The distinction between a personal or idiosyncratic judgment and a normative is sometimes overlooked. A critic should often be in a position to say, “I don’t like this but I know it is good”, or “I like this and condemn it”, or “This is the effect which it produces upon me, and this quite different effect is the one it should produce.” For obvious reasons he rarely makes any such statements. But many people would regard praise of a work which is actually disliked by the praiser as immoral. This is a confusion of ideas. Any honest reader knows fairly well the points at which his sensibility is distorted, at which he fails as a normal critic and in what ways. It is his duty to take these into consideration in passing judgment upon the value of a work. His rank as a critic depends at least as much upon his ability to discount these personal peculiarities as upon any hypothetical impeccability of his actual responses.

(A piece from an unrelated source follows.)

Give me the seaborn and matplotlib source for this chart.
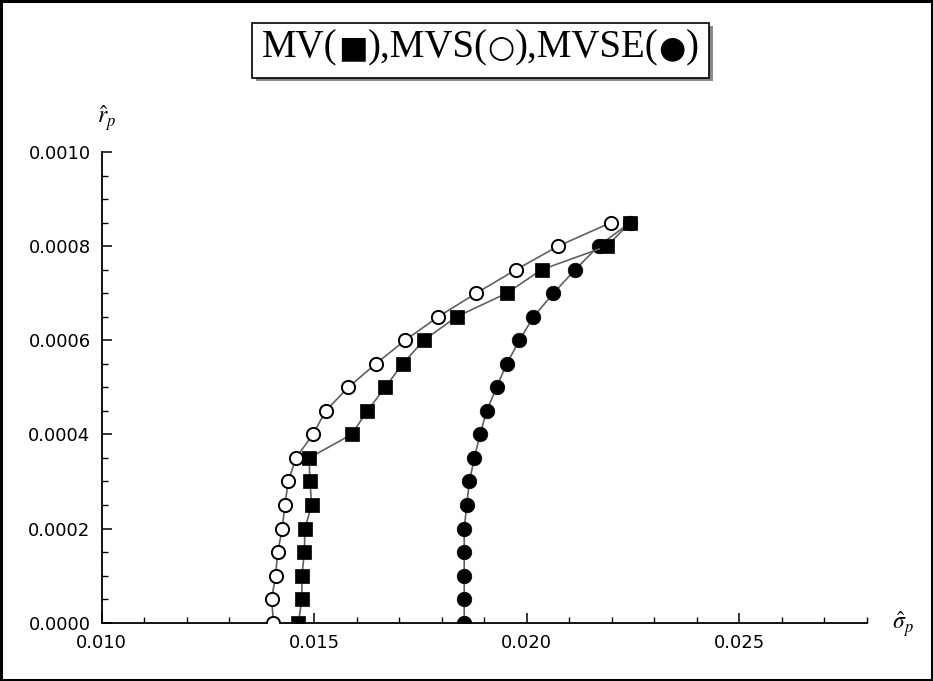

So far we have been considering those cases in which the vehicle is sufficiently adequate and the critic sufficiently representative and careful for the response to be a good index of the value of the poem. But these cases are comparatively rare. The superstition which any language not intolerably prolix and uncouth encourages that there is something actual, the poem, which all readers have access to and upon which they pass judgment, misleads us. We naturally talk about poems (and pictures, etc.) in a way which makes it impossible for anybody to discover what it is we are talking about. Most critical discussion, in other words, is primarily emotive with only a very loose and fourfold equivocal reference. We may be talking about the artist’s experience, such of it as is relevant OF about The experience of a qualified reader who made no mistakes, or about an ideal and perfect reader’s possible experience, or about our own actual experience. All four in most cases will be qualitatively different. Communication is perhaps never perfect, so the first and the last will differ. The second and third differ also, from the others and from one another, the third being what we ought unrestrictedly to experience, or the best experience we could possibly undergo, whereas the second is merely what we ought to experience as things are, or the best experience that we can expect.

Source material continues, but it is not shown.